-- START PROVIDED DATA --

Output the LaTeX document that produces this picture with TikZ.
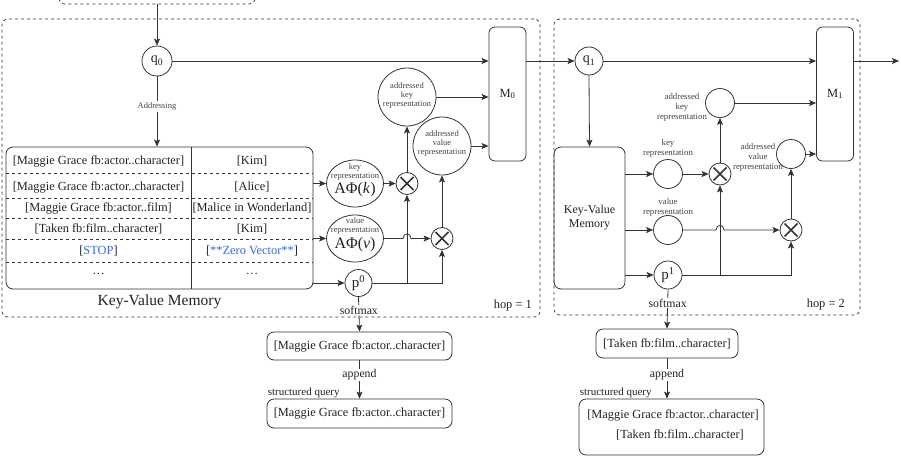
\documentclass[tikz,border=0pt]{standalone}
\usepackage{fontspec}
\setmainfont{Liberation Serif}
\usetikzlibrary{positioning,arrows.meta,shapes.geometric,calc}
\definecolor{linegray}{HTML}{333333}
\definecolor{textgray}{HTML}{222222}
\definecolor{stopblue}{HTML}{3A68D8}

\begin{document}
\begin{tikzpicture}[
    x=1pt, y=-1pt,
    every node/.style={text=textgray},
    hopbox/.style={draw=linegray, dashed, rounded corners=6pt, line width=0.7pt},
    memcell/.style={font=\fontsize{12.4}{14}\selectfont, inner sep=0pt},
    nodecirc/.style={circle, draw=linegray, line width=0.8pt, inner sep=0pt, minimum size=#1},
    repell/.style={ellipse, draw=linegray, line width=0.8pt, inner sep=0pt,
                   minimum width=57pt, minimum height=47pt},
    multnode/.style={circle, draw=linegray, line width=0.8pt, inner sep=0pt, minimum size=22pt,
        path picture={\draw[line width=1.6pt]
            ([shift={(-6.5pt,-6.5pt)}]path picture bounding box.center) -- ([shift={(6.5pt,6.5pt)}]path picture bounding box.center)
            ([shift={(-6.5pt,6.5pt)}]path picture bounding box.center) -- ([shift={(6.5pt,-6.5pt)}]path picture bounding box.center);}},
    mbox/.style={draw=linegray, line width=0.8pt, rounded corners=6pt, minimum width=37pt,
                 minimum height=134pt, font=\fontsize{12.5}{13}\selectfont},
    resbox/.style={draw=linegray, line width=0.8pt, rounded corners=7pt, font=\fontsize{12.4}{14}\selectfont},
    replbl/.style={font=\fontsize{8.5}{9}\selectfont, align=center, inner sep=0pt, text=textgray!85},
    midlbl/.style={font=\fontsize{11.8}{13}\selectfont, fill=white, inner sep=1pt},
    arrow/.style={-{Stealth[length=7pt,width=6pt,inset=1.5pt]}, draw=linegray, line width=0.8pt},
    plain/.style={draw=linegray, line width=0.8pt},
]
\useasboundingbox (0,0) rectangle (901,458);
\clip (0,0) rectangle (901,458);

% Outer boxes
\node[hopbox, minimum width=196pt, minimum height=40pt] (inbox) at (157,-16) {};
\node[hopbox, minimum width=538pt, minimum height=298pt] (hopone) at (271,168) {};
\node[hopbox, minimum width=306pt, minimum height=296pt] (hoptwo) at (707,167) {};

% ---- hop 1 ----
\node[nodecirc=30pt, font=\fontsize{14}{14}\selectfont] (qzero) at (157,61) {q\textsubscript{0}};
\node[mbox] (mzero) at (507.5,94) {M\textsubscript{0}};

% Key-value table
\node[draw=linegray, line width=0.8pt, rounded corners=7pt, minimum width=307pt,
      minimum height=142pt, inner sep=0pt] (kvtab) at (159.5,218) {};
\draw[plain] (191,147) -- (191,289);
\foreach \y in {173,198,218,239,262}
  \draw[plain, dashed] (6,\y) -- (313,\y);
\foreach \kcell/\vcell/\y [count=\i] in {
    {[Maggie Grace fb:actor..character]}/{[Kim]}/161,
    {[Maggie Grace fb:actor..character]}/{[Alice]}/187,
    {[Maggie Grace fb:actor..film]}/{[Malice in Wonderland]}/208,
    {[Taken fb:film..character]}/{[Kim]}/229,
    {[\textcolor{stopblue}{STOP}]}/{[\textcolor{stopblue}{**Zero Vector**}]}/251,
    {…}/{…}/274}
{
  \node[memcell] (kcell\i) at (98.5,\y) {\kcell};
  \node[memcell] (vcell\i) at (252,\y) {\vcell};
}
\node[font=\fontsize{15.5}{16}\selectfont, below=2pt of kvtab] (kvlabel) {Key-Value Memory};

% Representations
\node[repell] (krep) at (355,183.5) {};
\node[replbl] (kreplbl) at (355,171.5) {key\\representation};
\node[font=\fontsize{16}{16}\selectfont, inner sep=0pt] (kphi) at (355,190) {AΦ(\textit{k})};
\node[repell] (vrep) at (355,238.5) {};
\node[replbl] (vreplbl) at (355,226) {value\\representation};
\node[font=\fontsize{16}{16}\selectfont, inner sep=0pt] (vphi) at (355,245) {AΦ(\textit{v})};
\node[nodecirc=27pt, font=\fontsize{15}{15}\selectfont] (pzero) at (358.5,283) {p\textsuperscript{0}};

\node[multnode] (xkeyone) at (407,183.5) {};
\node[multnode] (xvalone) at (442,238.5) {};
\node[nodecirc=58pt] (akeyone) at (407,97) {};
\node[replbl] (akeylblone) at (407,95) {addressed\\key\\representation};
\node[nodecirc=58pt] (avalone) at (442,146) {};
\node[replbl] (avallblone) at (442,143) {addressed\\value\\representation};

\draw[arrow] (inbox.south) -- (qzero.north);
\draw[arrow] (qzero.south) -- node[replbl, fill=white, inner sep=1.5pt, pos=0.43] (addrlbl) {Addressing} (kvtab.north -| qzero);
\draw[arrow] (qzero.east) -- (mzero.west |- qzero);
\draw[arrow] (kvtab.east |- krep) -- (krep.west);
\draw[arrow] (kvtab.east |- vrep) -- (vrep.west);
\draw[arrow] (kvtab.east |- pzero) -- (pzero.west);
\draw[arrow] (krep.east) -- (xkeyone.west);
\draw[arrow] (vrep.east) -- ($(vrep.east -| xkeyone)+(-4,0)$) .. controls +(0,-6) and +(0,-6) .. ($(vrep.east -| xkeyone)+(4,0)$) -- (xvalone.west);
\draw[arrow] (pzero.east) -| (xvalone.south);
\draw[arrow] (pzero.east -| xkeyone) -- (xkeyone.south);
\draw[arrow] (xkeyone.north) -- (akeyone.south);
\draw[arrow] (xvalone.north) -- (avalone.south);
\draw[arrow] (akeyone.east) -- (mzero.west |- akeyone);
\draw[arrow] (avalone.east) -- (mzero.west |- avalone);
\node[font=\fontsize{12.4}{13}\selectfont, anchor=south east] (hoplblone) at ($(hopone.south east)+(-5,-3)$) {hop = 1};

% Results of hop 1
\node[resbox, minimum width=185pt, minimum height=28pt] (resone) at (359.5,346) {[Maggie Grace fb:actor..character]};
\node[resbox, minimum width=185pt, minimum height=29pt] (sqone) at (359.5,413.5) {[Maggie Grace fb:actor..character]};
\draw[arrow] (pzero.south) -- node[midlbl, pos=0.38] (smone) {softmax} (resone.north);
\draw[arrow] (resone.south) -- node[midlbl, pos=0.385] (apone) {append} (sqone.north);
\node[anchor=south west, inner sep=1pt, font=\fontsize{11}{12}\selectfont] (sqlblone) at (sqone.north west) {structured query};

% ---- hop 2 ----
\node[nodecirc=28pt, font=\fontsize{14}{14}\selectfont] (qone) at (589,61) {q\textsubscript{1}};
\node[mbox] (mone) at (835,94) {M\textsubscript{1}};
\node[draw=linegray, line width=0.8pt, rounded corners=7pt, minimum width=71pt, minimum height=142pt,
      align=center, font=\fontsize{12}{14}\selectfont] (kvmem) at (589.5,218) {Key-Value\\Memory};

\node[nodecirc=29pt] (kreptwo) at (668,174) {};
\node[replbl, font=\fontsize{8.8}{10}\selectfont] (kreplbltwo) at (668,148) {key\\representation};
\node[nodecirc=29pt] (vreptwo) at (668,230) {};
\node[replbl, font=\fontsize{8.8}{10}\selectfont] (vreplbltwo) at (668,207) {value\\representation};
\node[nodecirc=28pt, font=\fontsize{15}{15}\selectfont] (pone) at (668,275) {p\textsuperscript{1}};

\node[multnode] (xkeytwo) at (720,174) {};
\node[multnode] (xvaltwo) at (791,230) {};
\node[nodecirc=29pt] (akeytwo) at (720,103) {};
\node[replbl, font=\fontsize{8.8}{10}\selectfont] (akeylbltwo) at (682,107) {addressed\\key\\representation};
\node[nodecirc=29pt] (avaltwo) at (791,154) {};
\node[replbl, font=\fontsize{8.8}{10}\selectfont] (avallbltwo) at (758,157) {addressed\\value\\representation};

\draw[arrow] (mzero.east |- qzero) -- (qone.west);
\draw[arrow] (qone.east) -- (mone.west |- qone);
\draw[arrow] (qone.south) -- (kvmem.north);
\draw[arrow] (kvmem.east |- kreptwo) -- (kreptwo.west);
\draw[arrow] (kvmem.east |- vreptwo) -- (vreptwo.west);
\draw[arrow] (kvmem.east |- pone) -- (pone.west);
\draw[arrow] (kreptwo.east) -- (xkeytwo.west);
\draw[arrow] (vreptwo.east) -- ($(vreptwo.east -| xkeytwo)+(-4,0)$) .. controls +(0,-6) and +(0,-6) .. ($(vreptwo.east -| xkeytwo)+(4,0)$) -- (xvaltwo.west);
\draw[arrow] (pone.east) -| (xvaltwo.south);
\draw[arrow] (pone.east -| xkeytwo) -- (xkeytwo.south);
\draw[arrow] (xkeytwo.north) -- (akeytwo.south);
\draw[arrow] (xvaltwo.north) -- (avaltwo.south);
\draw[arrow] (akeytwo.east) -- (mone.west |- akeytwo);
\draw[arrow] (avaltwo.east) -- (mone.west |- avaltwo);
\coordinate (out) at (899,61);
\draw[arrow] (mone.east |- qone) -- (out);
\node[font=\fontsize{12.4}{13}\selectfont, anchor=south east] (hoplbltwo) at ($(hoptwo.south east)+(-12,-2)$) {hop = 2};

% Results of hop 2
\node[resbox, minimum width=142pt, minimum height=29pt] (restwo) at (667,343.5) {[Taken fb:film..character]};
\node[resbox, minimum width=185pt, minimum height=56pt] (sqtwo) at (671.5,427) {};
\node[memcell] (sqtwoa) at (673,415) {[Maggie Grace fb:actor..character]};
\node[memcell] (sqtwob) at (680,435) {[Taken fb:film..character]};
\draw[arrow] (pone.south) -- node[midlbl, pos=0.35] (smtwo) {softmax} (restwo.north);
\draw[arrow] (restwo.south) -- node[midlbl, pos=0.41] (aptwo) {append} (restwo.south |- sqtwo.north);
\node[anchor=south west, inner sep=1pt, font=\fontsize{11}{12}\selectfont] (sqlbltwo) at (sqtwo.north west) {structured query};

\end{tikzpicture}
\end{document}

-- END PROVIDED DATA --

◆ **STATED TASK**: Exactly as they appear, print the lines of the listing above from its first line through the line that contains "minimum width=306pt, minimum", minus the pictures.

◆ **SOLUTION**:
Output the LaTeX document that produces this picture with TikZ.
\documentclass[tikz,border=0pt]{standalone}
\usepackage{fontspec}
\setmainfont{Liberation Serif}
\usetikzlibrary{positioning,arrows.meta,shapes.geometric,calc}
\definecolor{linegray}{HTML}{333333}
\definecolor{textgray}{HTML}{222222}
\definecolor{stopblue}{HTML}{3A68D8}

\begin{document}
\begin{tikzpicture}[
    x=1pt, y=-1pt,
    every node/.style={text=textgray},
    hopbox/.style={draw=linegray, dashed, rounded corners=6pt, line width=0.7pt},
    memcell/.style={font=\fontsize{12.4}{14}\selectfont, inner sep=0pt},
    nodecirc/.style={circle, draw=linegray, line width=0.8pt, inner sep=0pt, minimum size=#1},
    repell/.style={ellipse, draw=linegray, line width=0.8pt, inner sep=0pt,
                   minimum width=57pt, minimum height=47pt},
    multnode/.style={circle, draw=linegray, line width=0.8pt, inner sep=0pt, minimum size=22pt,
        path picture={\draw[line width=1.6pt]
            ([shift={(-6.5pt,-6.5pt)}]path picture bounding box.center) -- ([shift={(6.5pt,6.5pt)}]path picture bounding box.center)
            ([shift={(-6.5pt,6.5pt)}]path picture bounding box.center) -- ([shift={(6.5pt,-6.5pt)}]path picture bounding box.center);}},
    mbox/.style={draw=linegray, line width=0.8pt, rounded corners=6pt, minimum width=37pt,
                 minimum height=134pt, font=\fontsize{12.5}{13}\selectfont},
    resbox/.style={draw=linegray, line width=0.8pt, rounded corners=7pt, font=\fontsize{12.4}{14}\selectfont},
    replbl/.style={font=\fontsize{8.5}{9}\selectfont, align=center, inner sep=0pt, text=textgray!85},
    midlbl/.style={font=\fontsize{11.8}{13}\selectfont, fill=white, inner sep=1pt},
    arrow/.style={-{Stealth[length=7pt,width=6pt,inset=1.5pt]}, draw=linegray, line width=0.8pt},
    plain/.style={draw=linegray, line width=0.8pt},
]
\useasboundingbox (0,0) rectangle (901,458);
\clip (0,0) rectangle (901,458);

% Outer boxes
\node[hopbox, minimum width=196pt, minimum height=40pt] (inbox) at (157,-16) {};
\node[hopbox, minimum width=538pt, minimum height=298pt] (hopone) at (271,168) {};
\node[hopbox, minimum width=306pt, minimum height=296pt] (hoptwo) at (707,167) {};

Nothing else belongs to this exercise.